Finally a reasonable and informative comment. Also a retrodirective transmitting array can be used to stay targeted automatically using a pilot signal. Additionally the beam can be defocused if the pilot signal is lost.
Here is an analogy.
If a I have a flashlight that puts out a million watts, it would burn you if you stood a foot in front of it right? Now what if you were standing a mile away, you would be receiving much less power and you would be perfectly safe. But the light energy doesn't just disappear, it is spread across a large area. Now, if you build a large collector several miles wide you would absorb all that light. Assuming nothing in between the flashlight and the receiver to block/absorb energy, then you just transmitted 1 million watts a distance of 1 mile to a receiver and it is perfectly safe to stand in the beam because the energy density is so low.
This SPS works the same way. The receiving power density would be less the limits set by the government for exposure to electromagnetic radiation. A large rectenna would collect all that energy over a wide area at >85% efficiency. Walking in the low power density beam is harmless.
Exposure limits: http://www.astrosurf.com/luxorion/Radio/table-power-field.gif
Notice the limit is lower at about the point that a half wavelength is about the same height as a human...

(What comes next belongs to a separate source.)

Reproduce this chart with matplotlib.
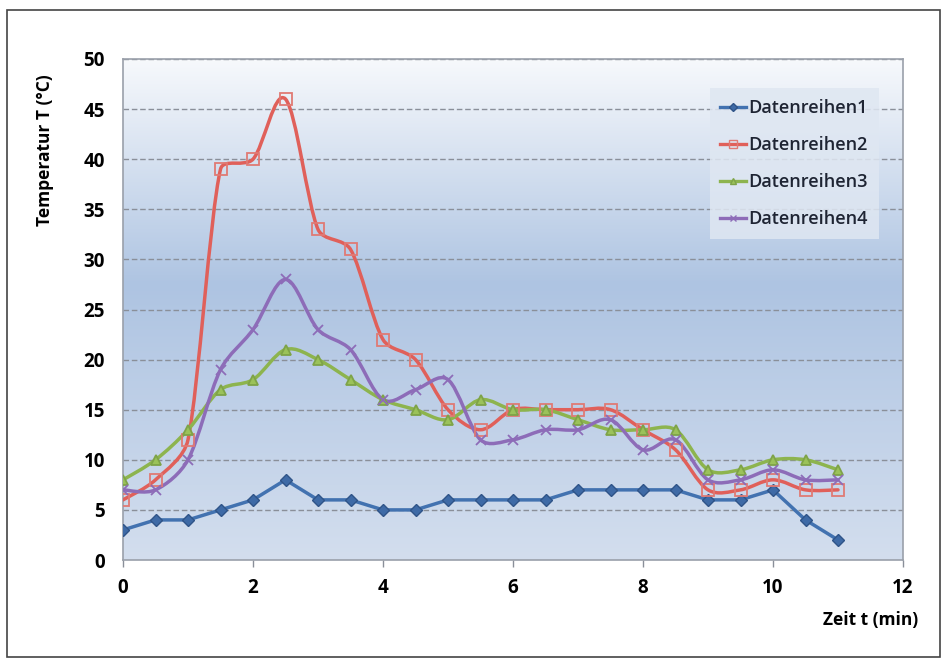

You answered your own question. It cant produce a narrow beam, which is the same reason why it cant cook anybody. You have a large diameter beam (kilometers in diameter) at a low power density (similar to the energy density of sunlight) and a huge rectenna array (say, covering many farmers fields by being upheld on stilts). Yes, this works. I have studied it. Smarter people than you or I have studied it. I swear to god NOBODY on slashdot understands power density. Every frikin time this subject comes up its always "its a weapon!"
Now economic viability and possible electronic interference you can go and argue all you want.
I have a theory that it's impossible to prove anything, but I can't prove it.